MonetDB Solutions and CWI are jointly working on a data processing pipeline for the Square Kilometre Array (SKA) project.
The SKA is an international effort to build the world’s largest radio telescope, led by the SKA Organisation from the Jodrell Bank Observatory in the UK. The SKA will conduct transformational science to improve our understanding of the Universe and the laws of fundamental physics, monitoring the sky in unprecedented detail and mapping it hundreds of times faster than any current facility.
Initiated by the SKA Organisation and Amazon Web Services (AWS), the AstroCompute in the Cloud program is designed to accelerate tools and technique development for storage and analysis of the vast data volumes produced by modern telescopes.

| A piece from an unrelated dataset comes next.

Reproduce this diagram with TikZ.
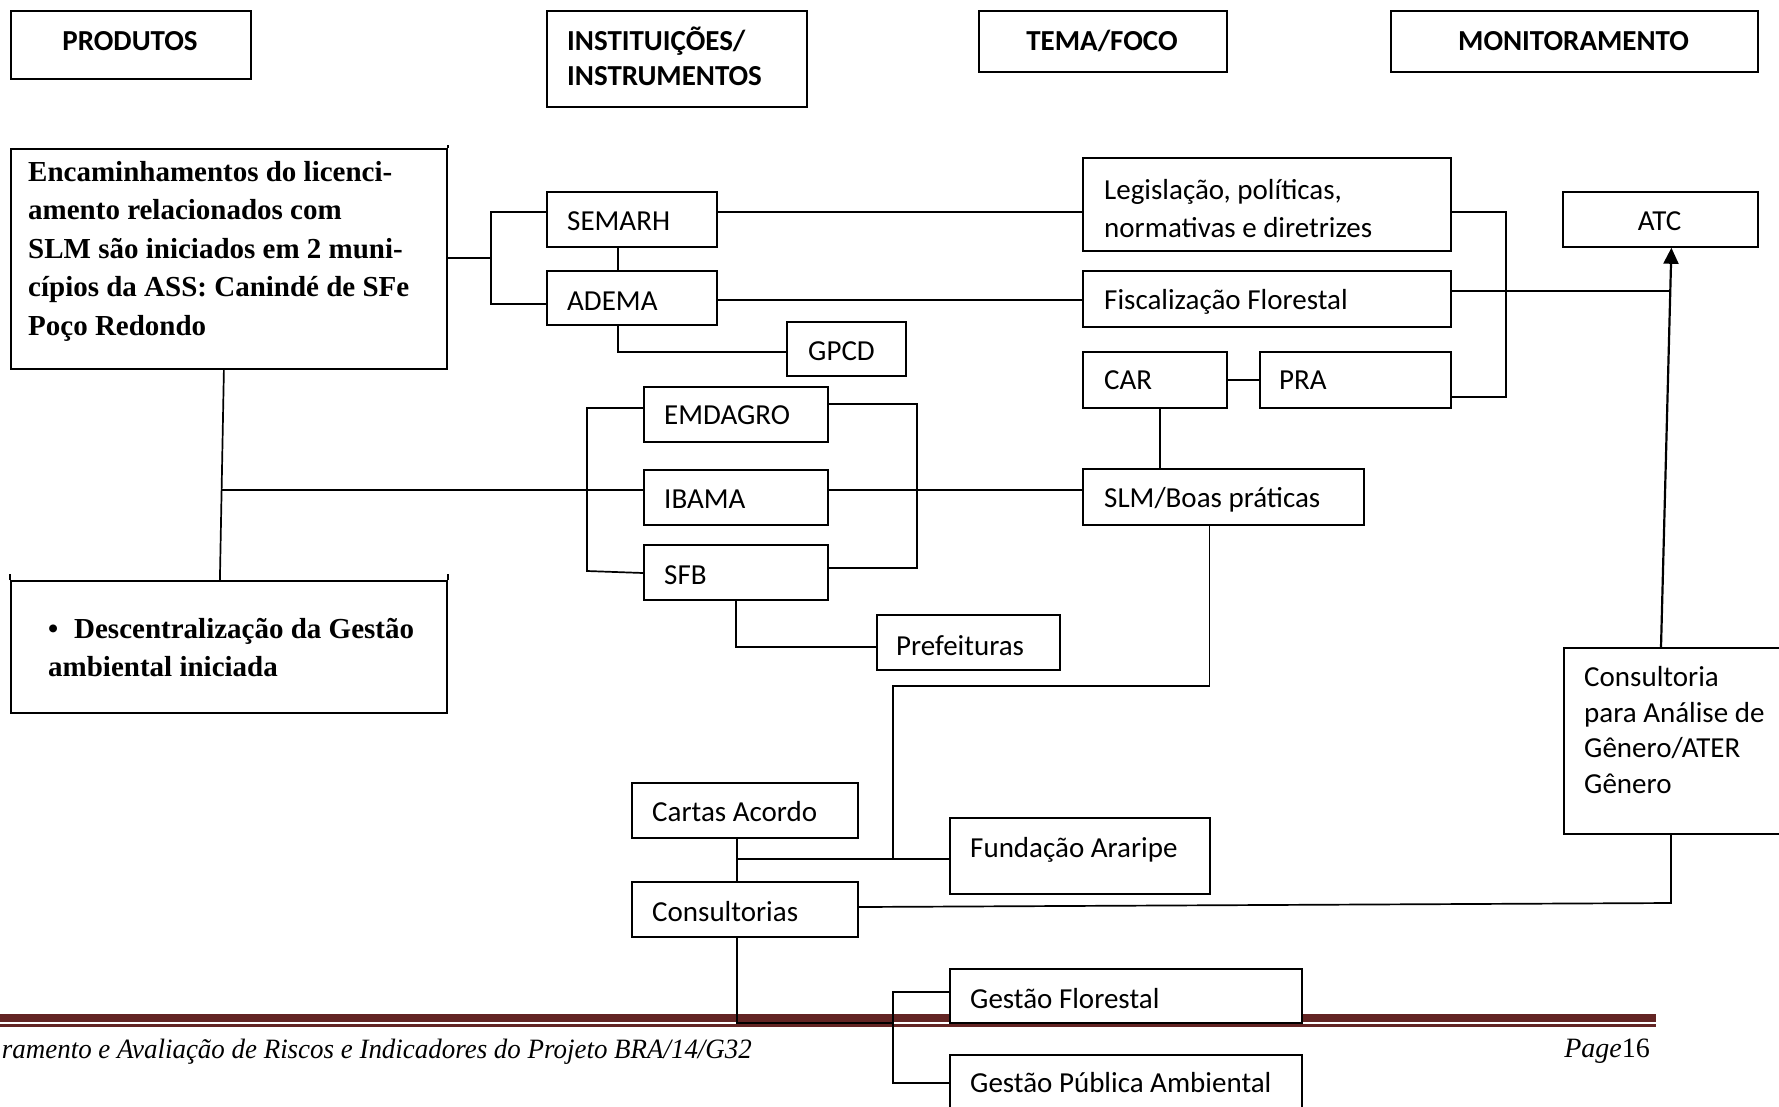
\documentclass[tikz,border=0pt]{standalone}
\usepackage{fontspec}
\setmainfont{Carlito}
\newfontfamily\tnr{Liberation Serif}
\usetikzlibrary{arrows.meta,calc}
\definecolor{footred}{RGB}{99,36,35}
\pgfdeclarelayer{bgg}
\pgfdeclarelayer{bg}
\pgfsetlayers{bgg,bg,main}
\newcommand{\mlines}[2]{\parbox[t]{600pt}{\fontsize{29}{#1}\selectfont\raggedright #2}}
\begin{document}
\begin{tikzpicture}[x=1pt,y=-1pt,
  bx/.style={draw, line width=1.8pt, fill=white, rectangle, anchor=north west, inner sep=0pt},
  lab/.style={anchor=base west, inner sep=0pt, font=\fontsize{29}{35.5}\selectfont},
  hd/.style={anchor=base, inner sep=0pt, font=\fontsize{29}{35.5}\selectfont\bfseries},
  cn/.style={draw, line width=1.7pt},
  arr/.style={draw, line width=2.2pt, -{Triangle[length=16pt,width=15pt]}},
  tick/.style={draw, line width=1.8pt}]
\useasboundingbox (0,0) rectangle (1779,1106);
\clip (0,0) rectangle (1779,1106);

% ---------- boxes ----------
\node[bx, minimum width=240pt, minimum height=68pt] (prod) at (10,10) {};
\node[bx, minimum width=260pt, minimum height=96pt] (inst) at (546,10) {};
\node[bx, minimum width=248pt, minimum height=61pt] (tema) at (978,10) {};
\node[bx, minimum width=367pt, minimum height=61pt] (moni) at (1390,10) {};
\node[bx, minimum width=436pt, minimum height=220pt] (enc) at (10,148) {};
\node[bx, minimum width=170pt, minimum height=55pt] (semarh) at (546,191) {};
\node[bx, minimum width=170pt, minimum height=54pt] (adema) at (546,270) {};
\node[bx, minimum width=119pt, minimum height=54pt] (gpcd) at (786,321) {};
\node[bx, minimum width=368pt, minimum height=93pt] (legis) at (1082,157) {};
\node[bx, minimum width=368pt, minimum height=56pt] (fisc) at (1082,270) {};
\node[bx, minimum width=144pt, minimum height=56pt] (car) at (1082,351) {};
\node[bx, minimum width=191pt, minimum height=56pt] (pra) at (1259,351) {};
\node[bx, minimum width=195pt, minimum height=55pt] (atc) at (1562,191) {};
\node[bx, minimum width=184pt, minimum height=55pt] (emd) at (643,386) {};
\node[bx, minimum width=184pt, minimum height=55pt] (ibama) at (643,469) {};
\node[bx, minimum width=184pt, minimum height=55pt] (sfb) at (643,544) {};
\node[bx, minimum width=281pt, minimum height=56pt] (slm) at (1082,468) {};
\node[bx, minimum width=183pt, minimum height=55pt] (pref) at (876,614) {};
\node[bx, minimum width=436pt, minimum height=132pt] (desc) at (10,580) {};
\node[bx, minimum width=240pt, minimum height=186pt] (gen) at (1563,647) {};
\node[bx, minimum width=226pt, minimum height=55pt] (cartas) at (631,782) {};
\node[bx, minimum width=260pt, minimum height=76pt] (fund) at (949,817) {};
\node[bx, minimum width=226pt, minimum height=55pt] (consult) at (631,881) {};
\node[bx, minimum width=352pt, minimum height=54pt] (gf) at (949,968) {};
\node[bx, minimum width=352pt, minimum height=60pt] (gpa) at (949,1054) {};

% small tick marks at box corners
\draw[tick] (desc.north west) -- ++(0,-6);
\draw[tick] (desc.north east) -- ++(0,-6);
\draw[tick] (enc.north east) -- ++(0,-3);

% ---------- labels ----------
\node[hd] (prodT) at (130,50) {PRODUTOS};
\node[lab, font=\bfseries] (instT) at (567,50) {\mlines{35.2}{\bfseries INSTITUIÇÕES/\\INSTRUMENTOS}};
\node[hd] (temaT) at (1102,50) {TEMA/FOCO};
\node[hd] (moniT) at (1573.5,50) {MONITORAMENTO};
\node[lab] (encT) at (28,181) {\parbox[t]{600pt}{\tnr\bfseries\fontsize{29}{38.6}\selectfont\raggedright
  Encaminhamentos do licenci-\\amento relacionados com\\SLM são iniciados em 2 muni-\\cípios da ASS: Canindé de SFe\\Poço Redondo}};
\node[lab] (semarhT) at (567,230) {SEMARH};
\node[lab] (ademaT) at (567,310) {ADEMA};
\node[lab] (gpcdT) at (808,360) {GPCD};
\node[lab] (legisT) at (1104,199) {\mlines{38.5}{Legislação, políticas,\\normativas e diretrizes}};
\node[lab] (fiscT) at (1104,309) {Fiscalização Florestal};
\node[lab] (carT) at (1104,389.5) {CAR};
\node[lab] (praT) at (1279,389.5) {PRA};
\node[anchor=base, inner sep=0pt, font=\fontsize{29}{35.5}\selectfont] (atcT) at (1659.5,230) {ATC};
\node[lab] (emdT) at (664,424.5) {EMDAGRO};
\node[lab] (ibamaT) at (664,508) {IBAMA};
\node[lab] (sfbT) at (664,584) {SFB};
\node[lab] (slmT) at (1104,507) {SLM/Boas práticas};
\node[lab] (prefT) at (896,655) {Prefeituras};
\node[lab] (descT) at (48,638.5) {\parbox[t]{600pt}{\tnr\bfseries\fontsize{29}{38}\selectfont\raggedright
  \makebox[26pt][l]{•}Descentralização da Gestão\\ambiental iniciada}};
\node[lab] (genT) at (1584,686.7) {\mlines{35.5}{Consultoria\\para Análise de\\Gênero/ATER\\Gênero}};
\node[lab] (cartasT) at (652,821) {Cartas Acordo};
\node[lab] (fundT) at (970,857) {Fundação Araripe};
\node[lab] (consultT) at (652,921) {Consultorias};
\node[lab] (gfT) at (970,1008) {Gestão Florestal};
\node[lab] (gpaT) at (970,1092) {Gestão Pública Ambiental};

% footer text
\node[anchor=base east, inner sep=0pt, font=\tnr\itshape\fontsize{28}{34}\selectfont] (foot) at (752,1058)
  {\scalebox{0.962}[1]{ramento e Avaliação de Riscos e Indicadores do Projeto BRA/14/G32}};
\node[anchor=base east, inner sep=0pt, font=\tnr\fontsize{28}{34}\selectfont] (page) at (1650,1057) {\textit{Page}16};

% ---------- junction coordinates ----------
\coordinate (j1) at (491,258);
\coordinate (j2) at (1506,397);
\coordinate (j3) at (1669,291);
\coordinate (j4) at (221,490);
\coordinate (j6) at (587,571);
\coordinate (j7) at (917,568);
\coordinate (j8) at (893,859);
\coordinate (j9) at ([xshift=-14pt]slm.south |- 0,686);
\coordinate (j10) at (736,859);
\coordinate (j11) at (1671,903);
\coordinate (j12) at (893,1023);
\coordinate (j13) at (893,1083);

% ---------- footer rules ----------
\begin{pgfonlayer}{bgg}
\fill[footred] (0,1014) rectangle (1656,1022);
\fill[footred] (0,1024) rectangle (1656,1026.5);
\end{pgfonlayer}

% ---------- connectors ----------
\begin{pgfonlayer}{bg}
\draw[cn] (enc.east |- j1) -- (j1);
\draw[cn] (semarh.west |- 0,212) -| (j1) |- (adema.west |- 0,304);
\draw[cn] ([xshift=-14pt]semarh.south) -- ([xshift=-14pt]adema.north);
\draw[cn] ([xshift=-14pt]adema.south) |- (gpcd.west |- 0,352);
\draw[cn] (semarh.east |- 0,212) -- (legis.west |- 0,212);
\draw[cn] (adema.east |- 0,300) -- (fisc.west |- 0,300);
\draw[cn] (legis.east |- 0,212) -| (j2) -- (pra.east |- j2);
\draw[cn] (fisc.east |- j3) -- (j3);
\draw[cn] (car.east) -- (pra.west);
\draw[cn] ([xshift=5pt]car.south) -- ([xshift=5pt]car.south |- slm.north);
\draw[cn] ([xshift=-5pt]enc.south) -- ([xshift=-9pt]desc.north);
\draw[cn] (j4) -- (ibama.west |- j4);
\draw[cn] (emd.west |- 0,408) -| (j6) -- (sfb.west |- 0,573);
\draw[cn] (emd.east |- 0,404) -| (j7) -- (sfb.east |- j7);
\draw[cn] (ibama.east |- 0,490) -- (slm.west |- 0,490);
\draw[cn] (sfb.south) |- (pref.west |- 0,647);
\draw[cn] ([xshift=-14pt]slm.south) -- (j9) -| (j8);
\draw[cn] ([xshift=-8pt]cartas.south) -- ([xshift=-8pt]consult.north);
\draw[cn] (j10) -- (fund.west |- j10);
\draw[cn] (consult.east |- 0,907) -- (j11) -- (gen.south -| j11);
\draw[cn] ([xshift=-8pt]consult.south) |- (j12);
\draw[cn] (gf.west |- 0,992) -| (j13) -- (gpa.west |- j13);
\end{pgfonlayer}
\draw[arr] ([xshift=98pt]gen.north west) -- ([xshift=11pt]atc.south);
\end{tikzpicture}
\end{document}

The team has received a grant from the SKAO-AWS to develop a Continuous Integration (CI) process for testing astronomical data processing workflows, to ensure that the system can sustainably handle growth in terms of both query complexity and data volume. In addition, it can monitor that software tools and algorithm updates work as expected, both in terms of new features and performance improvements.
A critical component of a data processing pipeline is the database management system (DBMS). DBMSs are very efficient in both storing data, as well retrieving data quickly. Modern DBMSs also use common interfaces to make data access ubiquitous. This makes them great for many forms of data retrieval, including data mining, running machine learning algorithms for clustering or classification, as well as visualisation of the stored data. For the SKA AstroCompute project our team uses MonetDB, leveraging its in-line R capabilities for zero-copy data analysis and Data Vaults for no-hassle handling of external data files. The complete pipeline will run in the AWS cloud, scaling-up on incoming data or after software/algorithm updates, and scaling back down after the processing and validation is done.